** BEGIN Provided data **

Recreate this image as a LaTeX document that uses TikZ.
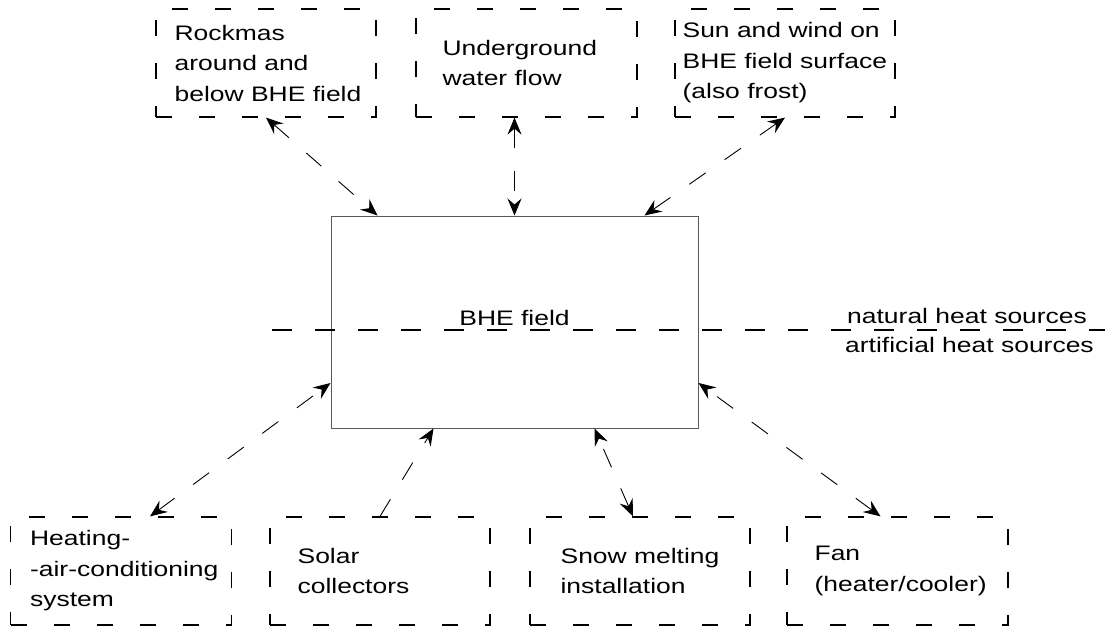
\documentclass[tikz,border=0pt]{standalone}
\usepackage{fontspec}
\setmainfont{Liberation Sans}[FakeStretch=1.26]
\usetikzlibrary{arrows.meta,calc}

\tikzset{
  hs/.tip={Stealth[length=17pt,width=14pt,inset=6pt]},
  source/.style={draw, line width=1.2pt, dash pattern=on 16pt off 27pt, inner sep=0pt, minimum height=108pt},
  caption/.style={anchor=west, align=left, inner sep=0pt},
  flow/.style={line width=0.9pt, dash pattern=on 20pt off 23pt},
  divider/.style={line width=1.3pt, dash pattern=on 20pt off 23pt},
}

\begin{document}
\begin{tikzpicture}[x=1pt,y=-1pt,font=\fontsize{21pt}{30.5pt}\selectfont]
\useasboundingbox (0,0) rectangle (1105,629);
%\draw[help lines] (0,0) grid[step=50] (1105,629);

%BHE FIELD
\node[draw=black!65, line width=1pt, minimum width=367pt, minimum height=212pt, text depth=9pt, inner sep=0pt] (field) at (514.5,322) {BHE field};

%NATURAL SOURCES
\node[source, minimum width=220pt] (rock) at (266,63) {};
\node[caption] (rocktxt) at ([xshift=19pt]rock.west) {Rockmas\\around and\\below BHE field};
\node[source, minimum width=221pt] (water) at (526.5,63) {};
\node[caption] (watertxt) at ([xshift=27pt]water.west) {Underground\\water flow};
\node[source, minimum width=220pt] (sun) at (785,63) {};
\node[caption] (suntxt) at ([xshift=8pt]sun.west) {Sun and wind on\\BHE field surface\\(also frost)};

%ARTIFICIAL SOURCES
\node[source, minimum width=221pt] (heat) at (121,571) {};
\node[caption] (heattxt) at ([xshift=20pt]heat.west) {Heating-\\-air-conditioning\\system};
\node[source, minimum width=220pt] (solar) at (380,571) {};
\node[caption] (solartxt) at ([xshift=28pt]solar.west) {Solar\\collectors};
\node[source, minimum width=220pt] (snow) at (640,571) {};
\node[caption] (snowtxt) at ([xshift=31pt]snow.west) {Snow melting\\installation};
\node[source, minimum width=221pt] (fan) at (897.5,571) {};
\node[caption] (fantxt) at ([xshift=28pt]fan.west) {Fan\\(heater/cooler)};

%DIVIDING LINE
\coordinate (sepw) at (272,330);
\coordinate (sepe) at (1105,330);
\draw[divider] (sepw) -- (sepe);
\node[anchor=base west, inner sep=0pt] (natural) at (847,323) {natural heat sources};
\node[anchor=base west, inner sep=0pt] (artificial) at (845,352) {artificial heat sources};

%EXCHANGE
\draw[flow, hs-hs] (rock.south) -- ([xshift=-137pt]field.north);
\draw[flow, hs-hs] (water.south -| field.north) -- (field.north);
\draw[flow, hs-hs] (sun.south) -- ([xshift=130pt]field.north);
\draw[flow, hs-hs] ([xshift=29pt]heat.north) -- ([yshift=-61pt]field.west);
\draw[flow, -hs] (solar.north) -- ([xshift=-81pt]field.south);
\draw[flow, hs-hs] ([xshift=-7pt]snow.north) -- ([xshift=80pt]field.south);
\draw[flow, hs-hs] ([xshift=-17pt]fan.north) -- ([yshift=-61pt]field.east);
\end{tikzpicture}
\end{document}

** END Provided data **

Exercise task:
Repeat the listing verbatim. Skip the pictures.

Full output:
Recreate this image as a LaTeX document that uses TikZ.
\documentclass[tikz,border=0pt]{standalone}
\usepackage{fontspec}
\setmainfont{Liberation Sans}[FakeStretch=1.26]
\usetikzlibrary{arrows.meta,calc}

\tikzset{
  hs/.tip={Stealth[length=17pt,width=14pt,inset=6pt]},
  source/.style={draw, line width=1.2pt, dash pattern=on 16pt off 27pt, inner sep=0pt, minimum height=108pt},
  caption/.style={anchor=west, align=left, inner sep=0pt},
  flow/.style={line width=0.9pt, dash pattern=on 20pt off 23pt},
  divider/.style={line width=1.3pt, dash pattern=on 20pt off 23pt},
}

\begin{document}
\begin{tikzpicture}[x=1pt,y=-1pt,font=\fontsize{21pt}{30.5pt}\selectfont]
\useasboundingbox (0,0) rectangle (1105,629);
%\draw[help lines] (0,0) grid[step=50] (1105,629);

%BHE FIELD
\node[draw=black!65, line width=1pt, minimum width=367pt, minimum height=212pt, text depth=9pt, inner sep=0pt] (field) at (514.5,322) {BHE field};

%NATURAL SOURCES
\node[source, minimum width=220pt] (rock) at (266,63) {};
\node[caption] (rocktxt) at ([xshift=19pt]rock.west) {Rockmas\\around and\\below BHE field};
\node[source, minimum width=221pt] (water) at (526.5,63) {};
\node[caption] (watertxt) at ([xshift=27pt]water.west) {Underground\\water flow};
\node[source, minimum width=220pt] (sun) at (785,63) {};
\node[caption] (suntxt) at ([xshift=8pt]sun.west) {Sun and wind on\\BHE field surface\\(also frost)};

%ARTIFICIAL SOURCES
\node[source, minimum width=221pt] (heat) at (121,571) {};
\node[caption] (heattxt) at ([xshift=20pt]heat.west) {Heating-\\-air-conditioning\\system};
\node[source, minimum width=220pt] (solar) at (380,571) {};
\node[caption] (solartxt) at ([xshift=28pt]solar.west) {Solar\\collectors};
\node[source, minimum width=220pt] (snow) at (640,571) {};
\node[caption] (snowtxt) at ([xshift=31pt]snow.west) {Snow melting\\installation};
\node[source, minimum width=221pt] (fan) at (897.5,571) {};
\node[caption] (fantxt) at ([xshift=28pt]fan.west) {Fan\\(heater/cooler)};

%DIVIDING LINE
\coordinate (sepw) at (272,330);
\coordinate (sepe) at (1105,330);
\draw[divider] (sepw) -- (sepe);
\node[anchor=base west, inner sep=0pt] (natural) at (847,323) {natural heat sources};
\node[anchor=base west, inner sep=0pt] (artificial) at (845,352) {artificial heat sources};

%EXCHANGE
\draw[flow, hs-hs] (rock.south) -- ([xshift=-137pt]field.north);
\draw[flow, hs-hs] (water.south -| field.north) -- (field.north);
\draw[flow, hs-hs] (sun.south) -- ([xshift=130pt]field.north);
\draw[flow, hs-hs] ([xshift=29pt]heat.north) -- ([yshift=-61pt]field.west);
\draw[flow, -hs] (solar.north) -- ([xshift=-81pt]field.south);
\draw[flow, hs-hs] ([xshift=-7pt]snow.north) -- ([xshift=80pt]field.south);
\draw[flow, hs-hs] ([xshift=-17pt]fan.north) -- ([yshift=-61pt]field.east);
\end{tikzpicture}
\end{document}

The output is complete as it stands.